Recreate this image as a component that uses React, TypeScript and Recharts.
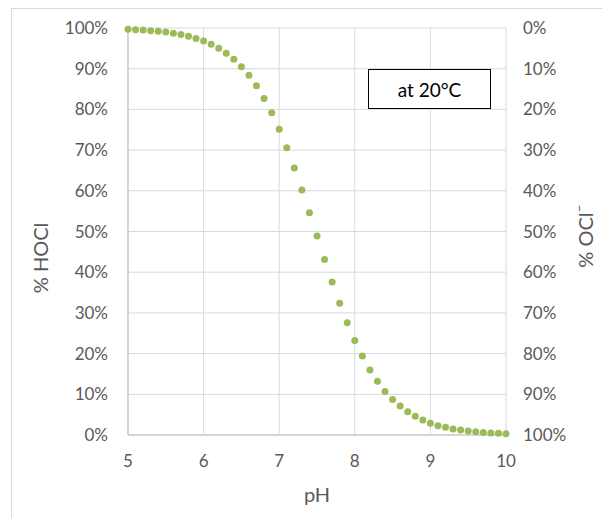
import { ScatterChart, Scatter, XAxis, YAxis, CartesianGrid, Label } from 'recharts';

// pH values 5.0 .. 10.0 in steps of 0.1
const phValues = [
  5.0, 5.1, 5.2, 5.3, 5.4, 5.5, 5.6, 5.7, 5.8, 5.9,
  6.0, 6.1, 6.2, 6.3, 6.4, 6.5, 6.6, 6.7, 6.8, 6.9,
  7.0, 7.1, 7.2, 7.3, 7.4, 7.5, 7.6, 7.7, 7.8, 7.9,
  8.0, 8.1, 8.2, 8.3, 8.4, 8.5, 8.6, 8.7, 8.8, 8.9,
  9.0, 9.1, 9.2, 9.3, 9.4, 9.5, 9.6, 9.7, 9.8, 9.9,
  10.0,
];

// % HOCl
const hoclPercent = [
  99.7, 99.6, 99.5, 99.3, 99.2, 99.0, 98.7, 98.4, 98.0, 97.4,
  96.8, 96.0, 95.0, 93.8, 92.3, 90.5, 88.4, 85.8, 82.7, 79.2,
  75.1, 70.6, 65.6, 60.2, 54.6, 48.9, 43.1, 37.6, 32.4, 27.6,
  23.2, 19.4, 16.0, 13.2, 10.7, 8.7, 7.1, 5.7, 4.6, 3.7,
  2.9, 2.3, 1.9, 1.5, 1.2, 1.0, 0.8, 0.6, 0.5, 0.4,
  0.3,
];

const xTicks = [5, 6, 7, 8, 9, 10];
const yTicks = [0, 10, 20, 30, 40, 50, 60, 70, 80, 90, 100];

const data = phValues.map((ph, i) => ({ ph, hocl: hoclPercent[i] }));

const font = 'Lato, "Noto Sans", sans-serif';
const tickStyle = { fill: '#595959', fontSize: 17, fontFamily: font };

const Dot = (props: any) => (
  <circle cx={props.cx} cy={props.cy} r={3.5} fill="#9BBB59" />
);

const NoDot = () => <g />;

export default function App() {
  return (
    <div
      style={{
        position: 'absolute',
        left: 0,
        top: 0,
        width: 602,
        height: 518,
        overflow: 'hidden',
        background: '#fff',
        fontFamily: font,
      }}
    >
      <div
        style={{
          position: 'absolute',
          left: 11,
          top: 8,
          width: 620,
          height: 540,
          border: '1px solid #d9d9d9',
        }}
      />
      <ScatterChart
        width={602}
        height={518}
        margin={{ top: 28, right: 0, bottom: 0, left: 0 }}
        style={{ position: 'absolute', left: 0, top: 0 }}
      >
        <CartesianGrid stroke="#d9d9d9" yAxisId="l" />
        <XAxis
          type="number"
          dataKey="ph"
          domain={[5, 10]}
          ticks={xTicks}
          height={83}
          tickLine={false}
          tickSize={0}
          tickMargin={20}
          axisLine={{ stroke: '#bfbfbf' }}
          tick={tickStyle}
        >
          <Label
            content={() => (
              <text x={317} y={502} textAnchor="middle" fill="#595959" fontSize={20} fontFamily={font}>
                pH
              </text>
            )}
          />
        </XAxis>
        <YAxis
          yAxisId="l"
          type="number"
          dataKey="hocl"
          domain={[0, 100]}
          ticks={yTicks}
          width={128}
          tickLine={false}
          tickSize={0}
          tickMargin={20}
          axisLine={{ stroke: '#bfbfbf' }}
          tick={tickStyle}
          tickFormatter={(v: number) => `${v}%`}
        >
          <Label
            content={() => (
              <text
                x={40}
                y={258}
                transform="rotate(-90 40 258)"
                textAnchor="middle"
                dominantBaseline="central"
                fill="#595959"
                fontSize={20}
                fontFamily={font}
              >
                % HOCl
              </text>
            )}
          />
        </YAxis>
        <YAxis
          yAxisId="r"
          orientation="right"
          type="number"
          dataKey="hocl"
          domain={[0, 100]}
          ticks={yTicks}
          width={96}
          tickLine={false}
          tickSize={0}
          tickMargin={17}
          axisLine={false}
          tick={{ ...tickStyle, textAnchor: 'start' }}
          tickFormatter={(v: number) => `${100 - v}%`}
        >
          <Label
            content={() => (
              <text
                x={585}
                y={236}
                transform="rotate(-90 585 236)"
                textAnchor="middle"
                dominantBaseline="central"
                fill="#595959"
                fontSize={20}
                fontFamily={font}
              >
                % OCl<tspan dy={-7} fontSize={14}>–</tspan>
              </text>
            )}
          />
        </YAxis>
        <Scatter yAxisId="l" data={data} shape={Dot} isAnimationActive={false} />
        <Scatter yAxisId="r" data={data} shape={NoDot} isAnimationActive={false} />
      </ScatterChart>
      <div
        style={{
          position: 'absolute',
          left: 368,
          top: 69,
          width: 121,
          height: 38,
          border: '1px solid #000',
          background: '#fff',
          display: 'flex',
          alignItems: 'center',
          justifyContent: 'center',
          fontSize: 19,
          color: '#000',
          fontFamily: font,
        }}
      >
        at 20°C
      </div>
    </div>
  );
}
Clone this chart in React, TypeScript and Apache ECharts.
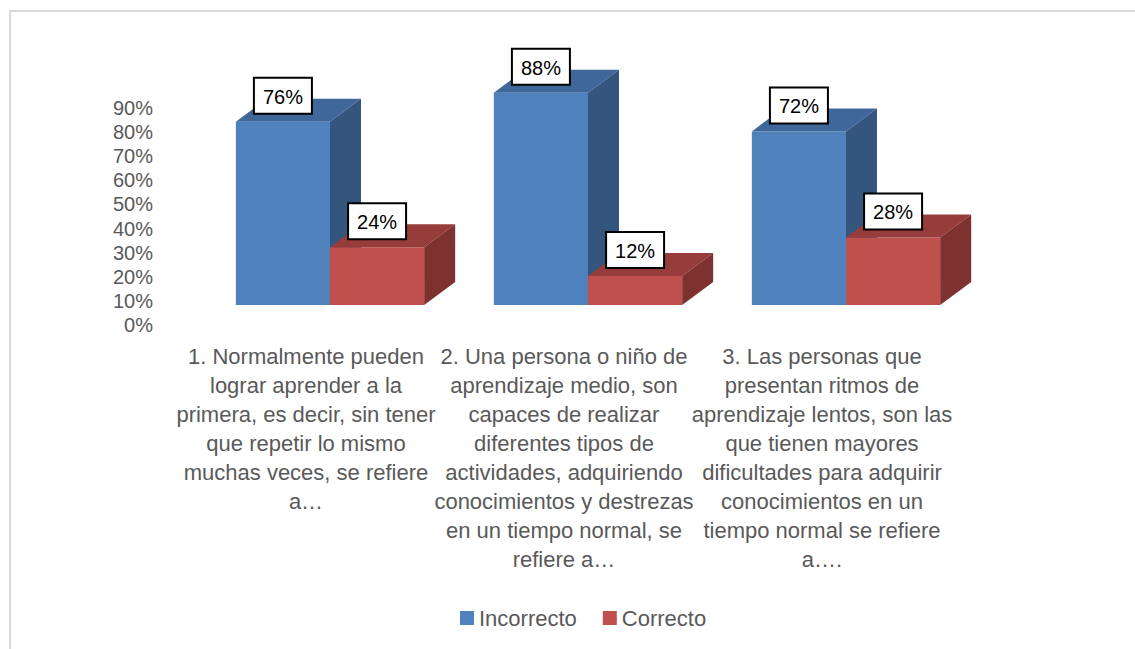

□ □ □ □ □ □ □

• _Goal_: Print all of the entries word for word. Omit the pictures they contain.

• _Result of the task_:
Recreate this image as a component that uses React, TypeScript and Recharts.
import { ScatterChart, Scatter, XAxis, YAxis, CartesianGrid, Label } from 'recharts';

// pH values 5.0 .. 10.0 in steps of 0.1
const phValues = [
  5.0, 5.1, 5.2, 5.3, 5.4, 5.5, 5.6, 5.7, 5.8, 5.9,
  6.0, 6.1, 6.2, 6.3, 6.4, 6.5, 6.6, 6.7, 6.8, 6.9,
  7.0, 7.1, 7.2, 7.3, 7.4, 7.5, 7.6, 7.7, 7.8, 7.9,
  8.0, 8.1, 8.2, 8.3, 8.4, 8.5, 8.6, 8.7, 8.8, 8.9,
  9.0, 9.1, 9.2, 9.3, 9.4, 9.5, 9.6, 9.7, 9.8, 9.9,
  10.0,
];

// % HOCl
const hoclPercent = [
  99.7, 99.6, 99.5, 99.3, 99.2, 99.0, 98.7, 98.4, 98.0, 97.4,
  96.8, 96.0, 95.0, 93.8, 92.3, 90.5, 88.4, 85.8, 82.7, 79.2,
  75.1, 70.6, 65.6, 60.2, 54.6, 48.9, 43.1, 37.6, 32.4, 27.6,
  23.2, 19.4, 16.0, 13.2, 10.7, 8.7, 7.1, 5.7, 4.6, 3.7,
  2.9, 2.3, 1.9, 1.5, 1.2, 1.0, 0.8, 0.6, 0.5, 0.4,
  0.3,
];

const xTicks = [5, 6, 7, 8, 9, 10];
const yTicks = [0, 10, 20, 30, 40, 50, 60, 70, 80, 90, 100];

const data = phValues.map((ph, i) => ({ ph, hocl: hoclPercent[i] }));

const font = 'Lato, "Noto Sans", sans-serif';
const tickStyle = { fill: '#595959', fontSize: 17, fontFamily: font };

const Dot = (props: any) => (
  <circle cx={props.cx} cy={props.cy} r={3.5} fill="#9BBB59" />
);

const NoDot = () => <g />;

export default function App() {
  return (
    <div
      style={{
        position: 'absolute',
        left: 0,
        top: 0,
        width: 602,
        height: 518,
        overflow: 'hidden',
        background: '#fff',
        fontFamily: font,
      }}
    >
      <div
        style={{
          position: 'absolute',
          left: 11,
          top: 8,
          width: 620,
          height: 540,
          border: '1px solid #d9d9d9',
        }}
      />
      <ScatterChart
        width={602}
        height={518}
        margin={{ top: 28, right: 0, bottom: 0, left: 0 }}
        style={{ position: 'absolute', left: 0, top: 0 }}
      >
        <CartesianGrid stroke="#d9d9d9" yAxisId="l" />
        <XAxis
          type="number"
          dataKey="ph"
          domain={[5, 10]}
          ticks={xTicks}
          height={83}
          tickLine={false}
          tickSize={0}
          tickMargin={20}
          axisLine={{ stroke: '#bfbfbf' }}
          tick={tickStyle}
        >
          <Label
            content={() => (
              <text x={317} y={502} textAnchor="middle" fill="#595959" fontSize={20} fontFamily={font}>
                pH
              </text>
            )}
          />
        </XAxis>
        <YAxis
          yAxisId="l"
          type="number"
          dataKey="hocl"
          domain={[0, 100]}
          ticks={yTicks}
          width={128}
          tickLine={false}
          tickSize={0}
          tickMargin={20}
          axisLine={{ stroke: '#bfbfbf' }}
          tick={tickStyle}
          tickFormatter={(v: number) => `${v}%`}
        >
          <Label
            content={() => (
              <text
                x={40}
                y={258}
                transform="rotate(-90 40 258)"
                textAnchor="middle"
                dominantBaseline="central"
                fill="#595959"
                fontSize={20}
                fontFamily={font}
              >
                % HOCl
              </text>
            )}
          />
        </YAxis>
        <YAxis
          yAxisId="r"
          orientation="right"
          type="number"
          dataKey="hocl"
          domain={[0, 100]}
          ticks={yTicks}
          width={96}
          tickLine={false}
          tickSize={0}
          tickMargin={17}
          axisLine={false}
          tick={{ ...tickStyle, textAnchor: 'start' }}
          tickFormatter={(v: number) => `${100 - v}%`}
        >
          <Label
            content={() => (
              <text
                x={585}
                y={236}
                transform="rotate(-90 585 236)"
                textAnchor="middle"
                dominantBaseline="central"
                fill="#595959"
                fontSize={20}
                fontFamily={font}
              >
                % OCl<tspan dy={-7} fontSize={14}>–</tspan>
              </text>
            )}
          />
        </YAxis>
        <Scatter yAxisId="l" data={data} shape={Dot} isAnimationActive={false} />
        <Scatter yAxisId="r" data={data} shape={NoDot} isAnimationActive={false} />
      </ScatterChart>
      <div
        style={{
          position: 'absolute',
          left: 368,
          top: 69,
          width: 121,
          height: 38,
          border: '1px solid #000',
          background: '#fff',
          display: 'flex',
          alignItems: 'center',
          justifyContent: 'center',
          fontSize: 19,
          color: '#000',
          fontFamily: font,
        }}
      >
        at 20°C
      </div>
    </div>
  );
}
Clone this chart in React, TypeScript and Apache ECharts.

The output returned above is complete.